Philippe sees an important shift happening in the conversation: How can solving these ocean-related problems also be an opportunity to grow our economy, provide jobs, and enable people to live healthier and more sustainable lives?

“I think my grandfather and father would be encouraged by that,” said Philippe.

And are we seeing success?

Photo Credit: Shane Reynolds, Color Earth

“In the 40 years I have been alive, we have lost 50% of our biodiversity — 68% of wildlife is gone,” said Philippe. “So no, we don’t have a good track record over the last 40 years. But we are hopeful for the future. We know what works. The science is clear.”

Their non-profit, EarthEcho International, is a leading global environmental education organization. They work with Ocean Conservancy, WWF and others to campaign for what they call “30×30” — their goal to protect 30% of the ocean by 2030.

“These are areas where we advocate ‘No Take’ — no fishing, drilling, or hunting,” explained Ashlan. “Especially in areas of biodiversity hotspots, like Antarctica.”

“We’re not saying we have to stop all fishing,” said Philippe. “But we need to look at the ocean as our ally when it comes to having a healthy planet.”

“Nature is extremely resilient — it bounces back — if we give it a chance.”

“Philippe and I went to Bikini Atoll in the Pacific,” recalled Ashlan. “The U.S. detonated 23 nuclear bombs there during the Cold War. Because of the radiation, no one had been there for 60 years — untouched by humans. But in what had been a dead zone, we now see some of the most amazing and diverse diving environments anywhere in the world.”

So, are the Cousteaus hopeful for the future?

“The planet isn’t a partisan political issue,” said Ashlan. “It isn’t just for liberals to care about the environment. After all, it was Richard Nixon’s administration that created the EPA and passed the Marine Mammal Protection Act. Now, politicians of all stripes are stepping up and looking for solutions to environmental problems for the good of our economy, jobs, and health.”

“The new President has already taken positive steps on solving the climate crisis and he has backed 30×30, which is great news,” said Philippe.
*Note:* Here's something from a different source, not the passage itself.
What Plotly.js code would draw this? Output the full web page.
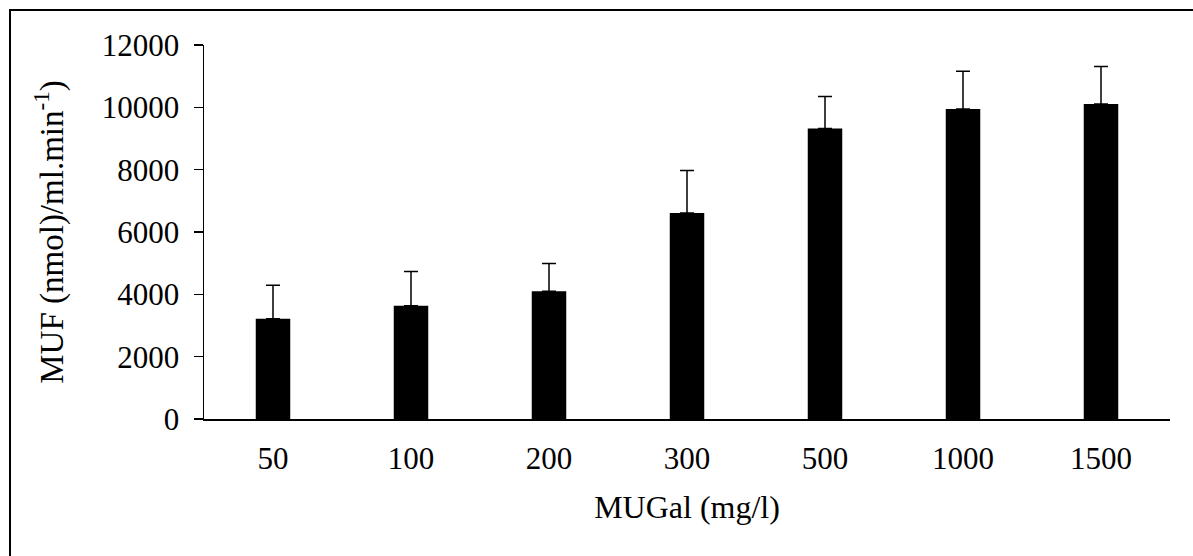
<!DOCTYPE html>
<html>
<head>
<meta charset="utf-8">
<script src="https://cdn.plot.ly/plotly-3.0.1.min.js"></script>
<style>html,body{margin:0;padding:0;background:#fff;}</style>
</head>
<body>
<div id="chart" style="width:1193px;height:556px;"></div>
<script>
const categories = ["50", "100", "200", "300", "500", "1000", "1500"];
const mufValues = [3220, 3630, 4100, 6610, 9320, 9950, 10110];
const mufErrors = [1070, 1100, 890, 1360, 1030, 1210, 1200];
const yTickValues = [0, 2000, 4000, 6000, 8000, 10000, 12000];

const FONT = "Liberation Serif, Times New Roman, serif";
const FS = 31;

const trace = {
  type: "bar",
  x: categories,
  y: mufValues,
  width: 0.25,
  marker: {color: "#000000", line: {width: 0}},
  error_y: {
    type: "data",
    symmetric: false,
    array: mufErrors,
    arrayminus: mufErrors.map(() => 0),
    color: "#000000",
    thickness: 1.5,
    width: 7
  },
  hoverinfo: "skip"
};

const layout = {
  width: 1193,
  height: 556,
  margin: {l: 204, r: 23, t: 45, b: 137},
  paper_bgcolor: "#ffffff",
  plot_bgcolor: "#ffffff",
  showlegend: false,
  font: {family: FONT, color: "#000000", size: FS},
  xaxis: {
    type: "category",
    showline: true,
    linecolor: "#000000",
    linewidth: 1.5,
    showgrid: false,
    zeroline: false,
    ticks: "",
    ticklabelstandoff: 11,
    tickfont: {family: FONT, size: FS, color: "#000000"},
    title: {text: "MUGal (mg/l)", font: {family: FONT, size: 32, color: "#000000"}, standoff: 21}
  },
  yaxis: {
    range: [0, 12000],
    tickvals: yTickValues,
    ticktext: yTickValues.map(String),
    showline: true,
    linecolor: "#000000",
    linewidth: 1.5,
    showgrid: false,
    zeroline: false,
    ticks: "outside",
    ticklen: 9,
    tickwidth: 1.5,
    tickcolor: "#000000",
    ticklabelstandoff: 8,
    tickfont: {family: FONT, size: FS, color: "#000000"},
    title: {text: "MUF (nmol)/ml.min<sup>-1</sup>)", font: {family: FONT, size: 33, color: "#000000"}, standoff: 28}
  },
  shapes: [{
    type: "rect",
    xref: "paper", yref: "paper",
    x0: (10 - 204) / 966, x1: 1.2,
    y0: -0.6, y1: (419 - 10) / 374,
    line: {color: "#000000", width: 2},
    fillcolor: "rgba(0,0,0,0)",
    layer: "below"
  }]
};

Plotly.newPlot("chart", [trace], layout, {staticPlot: true, displayModeBar: false});
</script>
</body>
</html>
“There is also a big push right now to protect three marine areas in Antarctica,” said Ashlan. “If enacted, this will be the single largest act of conservation in history, so yes, we have hope.”

And what about that Cousteau family lineage?

“We are proud to be continuing the spirit of my family’s legacy,” said Philippe. “My grandfather was one of the originators of a campaign to protect the landmass of Antarctica, and now Ashlan and I get to carry that challenge forward through a campaign to protect the ocean around Antarctica. As you can imagine, this is really special from a personal point of view, but shows the work is never done.”